Depends. There are many types of migration.
In many cases, you will be migrating from one fully functional application to another fully functional application. Since the new application is a fully functional application, the functional requirements are completely known-- after all, somebody built the thing.
The migration effort is primarily around converting the database structures to suit the new application. The goal is a big bang event where the old application is retired and all users are directed to the new application.
In this case, it would be pretty hard to stuff it into an agile or iterative approach. There is only one release. The data have to be converted all at one time, during the go-live window.
So while you may have several dry runs, each of which will produce fallout reports (data that could not be converted), in the end there is no functioning software until the very end. This is counter to the agile idea that you are making small changes in a manner where each release is a functional product with a subset of functionality.
In other cases, you might have two applications running in parallel, and may convert modules one at a time. For example, if you are converting from Clearquest and Subversion to TFS, you might migrate your code in one go, then migrate your defects, then migrate your tasks. You might first work out a federated identity system to allow a user to seamlessly switch between applications, then configure the menu system to point them at different software depending on what has been converted at the current point in time. Arguably this could be approached in an Agile manner.

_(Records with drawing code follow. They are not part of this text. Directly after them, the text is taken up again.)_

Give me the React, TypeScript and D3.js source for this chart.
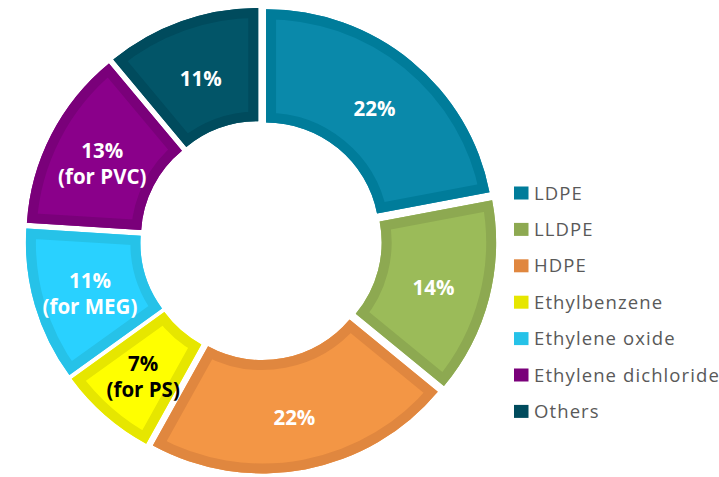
import React from "react";
import * as d3 from "d3";

const categories = ["LDPE", "LLDPE", "HDPE", "Ethylbenzene", "Ethylene oxide", "Ethylene dichloride", "Others"];
const values = [22, 14, 22, 7, 11, 13, 11];
const labelLines = [["22%"], ["14%"], ["22%"], ["7%", "(for PS)"], ["11%", "(for MEG)"], ["13%", "(for PVC)"], ["11%"]];
const fillColors = ["#0A89AA", "#9BBB59", "#F39645", "#FFFF00", "#29D1FF", "#8A008A", "#025568"];
const borderColors = ["#007C9A", "#8DA951", "#E0873F", "#E6E600", "#26C2E8", "#7A007A", "#004B5D"];
const labelColors = ["#fff", "#fff", "#fff", "#000", "#fff", "#fff", "#fff"];

const W = 719, H = 477;
const cx = 261, cy = 240.5;
const R = 227.5, r = 113;
const explode = 7.9;
const yScale = 0.99;

export default function App() {
  const pie = d3.pie<number>().sort(null).value((v) => v).startAngle(0).endAngle(2 * Math.PI);
  const arcs = pie(values);
  const arcGen = d3.arc<d3.PieArcDatum<number>>().innerRadius(r).outerRadius(R);
  const mid = (a: d3.PieArcDatum<number>) => (a.startAngle + a.endAngle) / 2;
  const legendY = d3.scalePoint<string>().domain(categories).range([199.5, 199.5 + 36.4 * 6]);

  return (
    <svg width={W} height={H} style={{ position: "absolute", left: 0, top: 0, background: "#fff" }}>
      <defs>
        {arcs.map((a, i) => (
          <clipPath id={`clip${i}`} key={i}>
            <path d={arcGen(a) || ""} />
          </clipPath>
        ))}
      </defs>
      <g transform={`translate(${cx},${cy}) scale(1,${yScale})`}>
        {arcs.map((a, i) => {
          const m = mid(a);
          const dx = explode * Math.sin(m);
          const dy = -explode * Math.cos(m);
          return (
            <g key={i} transform={`translate(${dx},${dy})`}>
              <path d={arcGen(a) || ""} fill={fillColors[i]} />
              <path d={arcGen(a) || ""} fill="none" stroke={borderColors[i]} strokeWidth={20} clipPath={`url(#clip${i})`} />
            </g>
          );
        })}
      </g>
      {arcs.map((a, i) => {
        const m = mid(a);
        const rr = (R + r) / 2 + explode;
        const x = cx + rr * Math.sin(m);
        const y = cy - rr * Math.cos(m) * yScale + 3;
        const lines = labelLines[i];
        const lh = 26;
        const y0 = y - ((lines.length - 1) * lh) / 2;
        return (
          <text key={i} x={x} y={y0} textAnchor="middle" dominantBaseline="central"
            fontFamily="'Open Sans', sans-serif" fontWeight="bold" fontSize={20.5} fill={labelColors[i]}>
            {lines.map((t, j) => (
              <tspan key={j} x={x} y={y0 + j * lh}>{t}</tspan>
            ))}
          </text>
        );
      })}
      <g>
        {categories.map((c, i) => {
          const y = legendY(c) || 0;
          return (
            <g key={c}>
              <rect x={514} y={y - 13} width={14.5} height={13} fill={borderColors[i]} />
              <text x={534} y={y} fontFamily="'Open Sans', sans-serif" fontSize={18.5} letterSpacing={1.1} fill="#595959">{c}</text>
            </g>
          );
        })}
      </g>
    </svg>
  );
}
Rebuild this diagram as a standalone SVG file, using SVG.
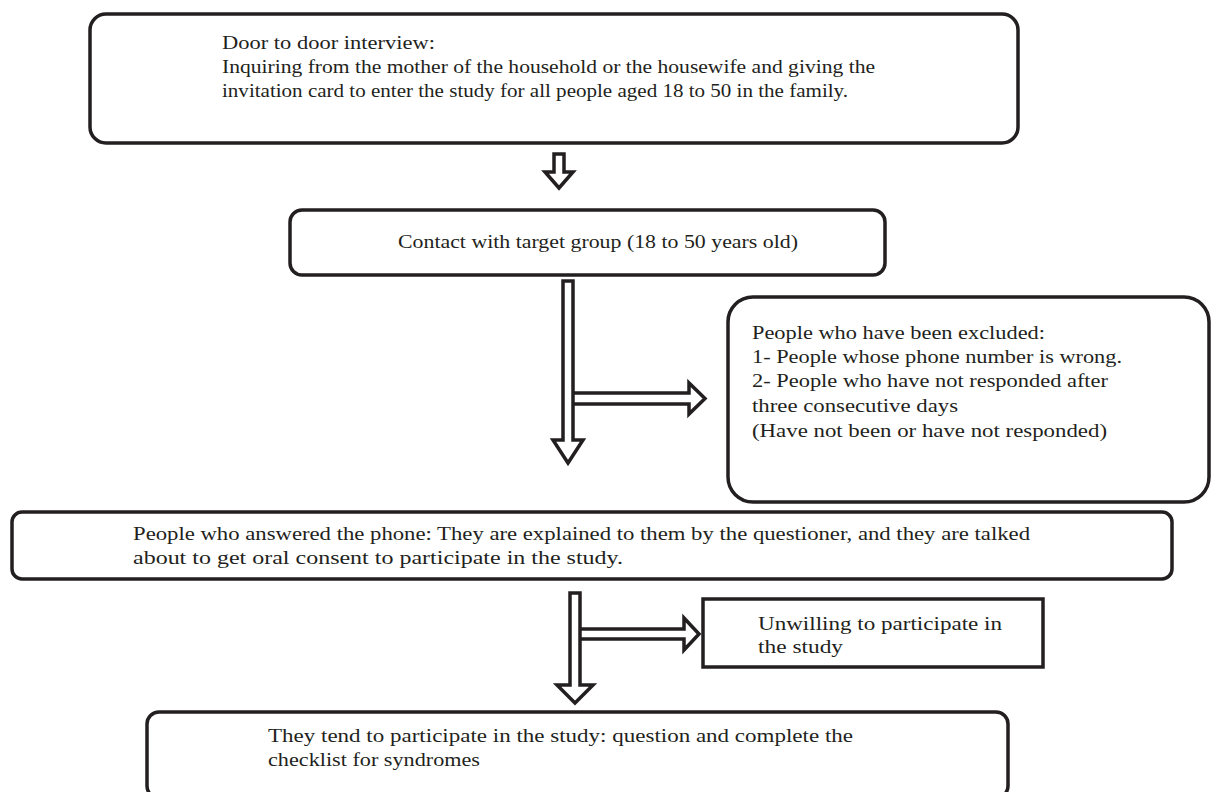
<svg xmlns="http://www.w3.org/2000/svg" width="1211" height="792" viewBox="0 0 1211 792">
<style>
.box{fill:#fff;stroke:#231f20;stroke-width:3.5}
.arr{fill:#fff;stroke:#231f20;stroke-width:3.5;stroke-linejoin:miter}
text{font-family:"Liberation Serif","Times New Roman",serif;font-size:19px;fill:#231f20}
</style>
<rect width="1211" height="792" fill="#fff"/>
<g id="connectors">
<path class="arr" d="M554,154 H564 V172 H573 L559,188 L545,172 H554 Z"/>
<path class="arr" d="M573,393 H689 V383 L705,398.5 L689,414 V404 H573"/>
<path class="arr" d="M563,281 H573 V440 H583 L568,463 L553,440 H563 Z"/>
<path class="arr" d="M580,629 H684 V618 L699,634 L684,650 V639 H580"/>
<path class="arr" d="M570,593 H580 V685 H593 L575,703 L557,685 H570 Z"/>
</g>
<g id="node1">
<rect class="box" x="90" y="14" width="928" height="129" rx="16"/>
<text x="222" y="49" textLength="213" lengthAdjust="spacingAndGlyphs">Door to door interview:</text>
<text x="222" y="73" textLength="653" lengthAdjust="spacingAndGlyphs">Inquiring from the mother of the household or the housewife and giving the</text>
<text x="222" y="97" textLength="626" lengthAdjust="spacingAndGlyphs">invitation card to enter the study for all people aged 18 to 50 in the family.</text>
</g>
<g id="node2">
<rect class="box" x="290" y="210" width="595" height="65" rx="12"/>
<text x="398" y="248" textLength="400" lengthAdjust="spacingAndGlyphs">Contact with target group (18 to 50 years old)</text>
</g>
<g id="node3">
<rect class="box" x="728" y="297" width="481" height="205" rx="25"/>
<text x="752" y="339" textLength="293" lengthAdjust="spacingAndGlyphs">People who have been excluded:</text>
<text x="752" y="363" textLength="370" lengthAdjust="spacingAndGlyphs">1- People whose phone number is wrong.</text>
<text x="752" y="387" textLength="356" lengthAdjust="spacingAndGlyphs">2- People who have not responded after</text>
<text x="752" y="412" textLength="206" lengthAdjust="spacingAndGlyphs">three consecutive days</text>
<text x="752" y="437" textLength="355" lengthAdjust="spacingAndGlyphs">(Have not been or have not responded)</text>
</g>
<g id="node4">
<rect class="box" x="12" y="512" width="1160" height="67" rx="10"/>
<text x="133" y="540" textLength="897" lengthAdjust="spacingAndGlyphs">People who answered the phone: They are explained to them by the questioner, and they are talked</text>
<text x="133" y="564" textLength="490" lengthAdjust="spacingAndGlyphs">about to get oral consent to participate in the study.</text>
</g>
<g id="node5">
<rect class="box" x="703" y="599" width="340" height="68"/>
<text x="758" y="630" textLength="244" lengthAdjust="spacingAndGlyphs">Unwilling to participate in</text>
<text x="758" y="653" textLength="85" lengthAdjust="spacingAndGlyphs">the study</text>
</g>
<g id="node6">
<rect class="box" x="147" y="712" width="861" height="86" rx="12"/>
<text x="268" y="742" textLength="585" lengthAdjust="spacingAndGlyphs">They tend to participate in the study: question and complete the</text>
<text x="268" y="766" textLength="212" lengthAdjust="spacingAndGlyphs">checklist for syndromes</text>
</g>
</svg>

In yet other cases, you are not really migrating but re-implementing. For example, if you are migrating from a customized application to another application that you just purchased, and a gap analysis has shown you will need to customize the new application too. In this case the project could be Agile, because you are re-implementing features as you go.
I wouldn't say that the statement was fallacious without knowing more about what the project is. At a bank, if they are migrating their core host, it would most certainly be a big bang event, because of the data integrity requirements-- a bank account can't have two master ledgers or else you will run into serious accounting problems. But if they are keeping their host but switching out a couple customer-facing web sites, it could conceivably be done in stages. Then again, it is quite likely that any one of those stages would be much too large to fit into what is typically thought of as an iteration.